Jeune membre de son gouvernement, j'ai beaucoup appris auprès de lui, et compris peu à peu cette mystérieuse alchimie, cette alliance intime de la nation et de son chef.

La magie du verbe était là aussi. Le Général n'a cessé de parler de la France aux Français. Il leur en parlait comme ils aiment qu'on leur en parle. Avec coeur, avec sincérité, avec passion. Son "idée de la France", elle se sera nourrie de deux millénaires d'Histoire. D'une Histoire qui l'oblige aussi pour l'avenir. Qui lui assigne une vocation. Qui lui imprime un élan. Il y avait, chez le Général, une "mystique" de la nation Charles de Gaulle, prophète : toute l'histoire de cette fin de siècle n'a cessé de donner raison à ses institutions, à sa prescience.

Quand de tels hommes les emmènent, les Français peuvent accomplir l'impossible.
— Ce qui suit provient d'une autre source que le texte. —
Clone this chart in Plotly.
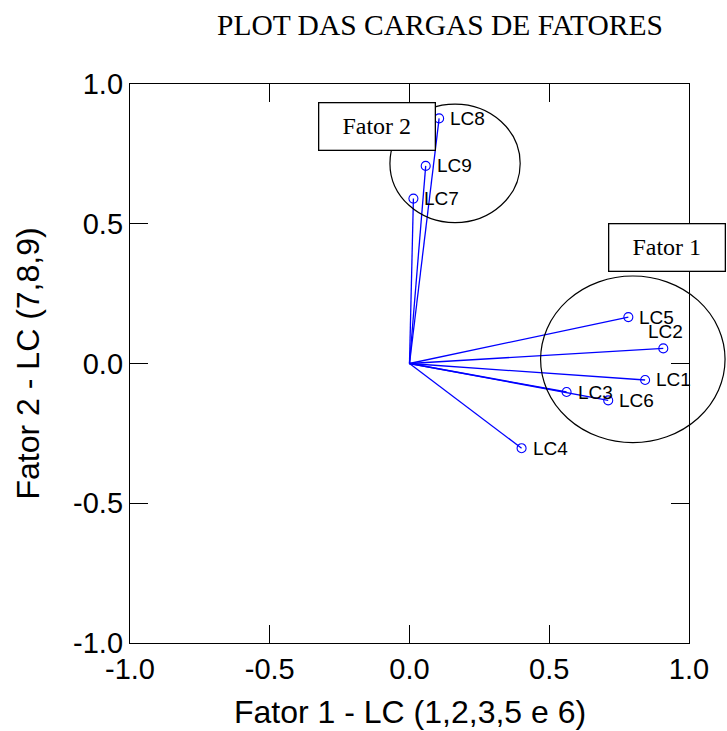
import plotly.graph_objects as go

# ---- data ----
labels = ["LC1", "LC2", "LC3", "LC4", "LC5", "LC6", "LC7", "LC8", "LC9"]
fator1 = [0.843, 0.908, 0.562, 0.401, 0.783, 0.711, 0.014, 0.106, 0.058]
fator2 = [-0.059, 0.054, -0.102, -0.303, 0.166, -0.132, 0.590, 0.877, 0.707]

tick_vals = [-1.0, -0.5, 0.0, 0.5, 1.0]
tick_text = ["-1.0", "-0.5", "0.0", "0.5", "1.0"]

title_text = "PLOT DAS CARGAS DE FATORES"
x_title = "Fator 1 - LC (1,2,3,5 e 6)"
y_title = "Fator 2 - LC (7,8,9)"

# label offsets (pixels) for point labels
label_dx = {"LC2": -17}
label_dy = {"LC2": 17}

BLUE = "#0000ff"
SANS = "Liberation Sans, Arial, sans-serif"
SERIF = "Liberation Serif, Times New Roman, serif"

fig = go.Figure()

# vectors from origin
lx, ly = [], []
for a, b in zip(fator1, fator2):
    lx += [0, a, None]
    ly += [0, b, None]
fig.add_trace(go.Scatter(x=lx, y=ly, mode="lines",
                         line=dict(color=BLUE, width=1.3),
                         hoverinfo="skip", showlegend=False))
fig.add_trace(go.Scatter(x=fator1, y=fator2, mode="markers", text=labels,
                         marker=dict(symbol="circle-open", size=9,
                                     color=BLUE, line=dict(width=1.1, color=BLUE)),
                         showlegend=False, cliponaxis=False))

for name, a, b in zip(labels, fator1, fator2):
    fig.add_annotation(x=a, y=b, text=name, showarrow=False,
                       xanchor="left", yanchor="middle",
                       xshift=label_dx.get(name, 9), yshift=label_dy.get(name, 0),
                       font=dict(family=SANS, size=19, color="black"))

def px(v):  # data -> paper, x range [-1, 1]
    return (v + 1) / 2

# ellipses grouping factors (paper refs so they are not clipped)
ellipses = [(0.163, 0.716, 0.233, 0.212), (0.799, 0.015, 0.330, 0.298)]
for cx, cy, rx, ry in ellipses:
    fig.add_shape(type="circle", xref="paper", yref="paper",
                  x0=px(cx - rx), x1=px(cx + rx), y0=px(cy - ry), y1=px(cy + ry),
                  line=dict(color="black", width=1.2))

# factor boxes
boxes = [("Fator 2", -0.117, 0.847), ("Fator 1", 0.921, 0.414)]
for txt, bx, by in boxes:
    fig.add_annotation(xref="paper", yref="paper", x=px(bx), y=px(by),
                       text=txt, showarrow=False, xanchor="center", yanchor="middle",
                       width=115, height=46, borderpad=0, borderwidth=1.3,
                       bordercolor="black", bgcolor="white",
                       font=dict(family=SERIF, size=24, color="black"))

# title and axis titles
fig.add_annotation(xref="paper", yref="paper", x=0.5546, y=1.1055, text=title_text,
                   showarrow=False, xanchor="center", yanchor="middle",
                   font=dict(family=SERIF, size=29.5, color="black"))
fig.add_annotation(xref="paper", yref="paper", x=0.5, y=-0.1234, text=x_title,
                   showarrow=False, xanchor="center", yanchor="middle",
                   font=dict(family=SANS, size=32, color="black"))
fig.add_annotation(xref="paper", yref="paper", x=-0.1825, y=0.5, text=y_title,
                   showarrow=False, xanchor="center", yanchor="middle", textangle=-90,
                   font=dict(family=SANS, size=32, color="black"))

axis_common = dict(range=[-1, 1], tickvals=tick_vals, ticktext=tick_text,
                   showgrid=False, zeroline=False, showline=True, linecolor="black",
                   linewidth=1.3, mirror="ticks", ticks="inside", ticklen=18,
                   tickwidth=1.3, tickcolor="black",
                   tickfont=dict(family=SANS, size=29, color="black"))

fig.update_layout(
    width=727, height=731,
    margin=dict(l=130, r=38, t=84, b=88),
    paper_bgcolor="white", plot_bgcolor="white",
    xaxis=axis_common,
    yaxis=axis_common,
)

fig.write_html("out.html")
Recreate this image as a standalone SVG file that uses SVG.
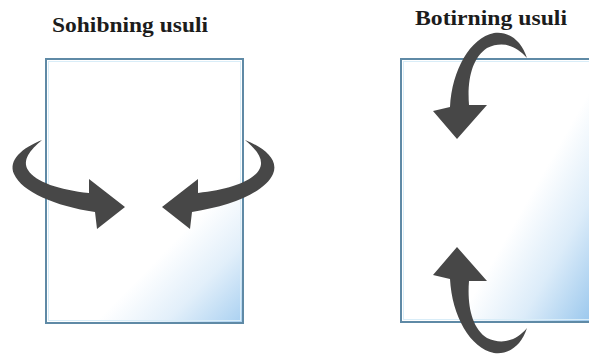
<svg xmlns="http://www.w3.org/2000/svg" width="589" height="354" viewBox="0 0 589 354">
<defs>
<style>
.title{font-family:"Liberation Serif","Times New Roman",serif;font-weight:bold;font-size:21px;fill:#1c1c1c}
.page{stroke:#5f8aa6;stroke-width:2}
.inner{fill:none;stroke:#d9edf8;stroke-width:1}
.arrow{fill:#474747}
</style>
<linearGradient id="gL" gradientUnits="userSpaceOnUse" x1="168" y1="248" x2="248" y2="326">
<stop offset="0" stop-color="#ffffff"/>
<stop offset="0.45" stop-color="#e2effa"/>
<stop offset="1" stop-color="#a3cdf0"/>
</linearGradient>
<linearGradient id="gR" gradientUnits="userSpaceOnUse" x1="515" y1="222" x2="620" y2="282">
<stop offset="0" stop-color="#ffffff"/>
<stop offset="0.45" stop-color="#dcecf9"/>
<stop offset="1" stop-color="#94c4ec"/>
</linearGradient>
<path id="arrowIn" d="M42,140 C22,148 8,160 14,174 C22,192 55,206 95,212 L97,229 L125,207 L89,179 L89,193 C60,190 35,182 28,170 C22,160 30,150 42,140 Z"/>
<path id="arrowDown" d="M527,58 C521,39 507,31 494,33 C470,38 452,70 450,107 L433,111 L457,139 L487,105 L469,105 C467,80 472,58 487,48 C502,41 516,45 527,58 Z"/>
</defs>
<rect width="589" height="354" fill="#ffffff"/>
<g id="sohib">
<text class="title" x="52" y="32" textLength="156" lengthAdjust="spacingAndGlyphs">Sohibning usuli</text>
<rect class="page" x="46" y="59" width="197" height="264" fill="url(#gL)"/>
<rect class="inner" x="48.5" y="61.5" width="192" height="259"/>
</g>
<g id="botir">
<text class="title" x="415" y="25" textLength="152" lengthAdjust="spacingAndGlyphs">Botirning usuli</text>
<rect class="page" x="401" y="59" width="200" height="263" fill="url(#gR)"/>
<rect class="inner" x="403.5" y="61.5" width="195" height="258"/>
</g>
<g id="connectors">
<use href="#arrowIn" class="arrow"/>
<use href="#arrowIn" class="arrow" transform="translate(287,0) scale(-1,1)"/>
<use href="#arrowDown" class="arrow"/>
<use href="#arrowDown" class="arrow" transform="translate(0,386) scale(1,-1)"/>
</g>
</svg>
Aller au-delà de soi-meme. Oublier égoïsmes et intérets particuliers pour se rassembler autour d'une ambition collective. Le message du gaullisme, sa modernité, c'est cela : savoir dire non. Ne rien tenir pour définitivement acquis, ou définitivement perdu. Comprendre que l'effort, l'unité, la solidarité, la volonté peuvent modifier le destin d'une nation. "Il y avait du Péguy chez de Gaulle", disait Edmond Michelet. Il y avait aussi du Richelieu et du Clémenceau.

Je me souviens enfin de l'une des dernières conversations que j'eus avec le Général, quelques jours seulement avant le référendum dont l'issue devait entraîner son départ. Cette issue, il la pressentait, il en éprouvait tristesse et déception. Pour le général de Gaulle, son histoire personnelle avec la France s'achevait.

Vingt-cinq ans après, nous savons que cette relation privilégiée dure toujours.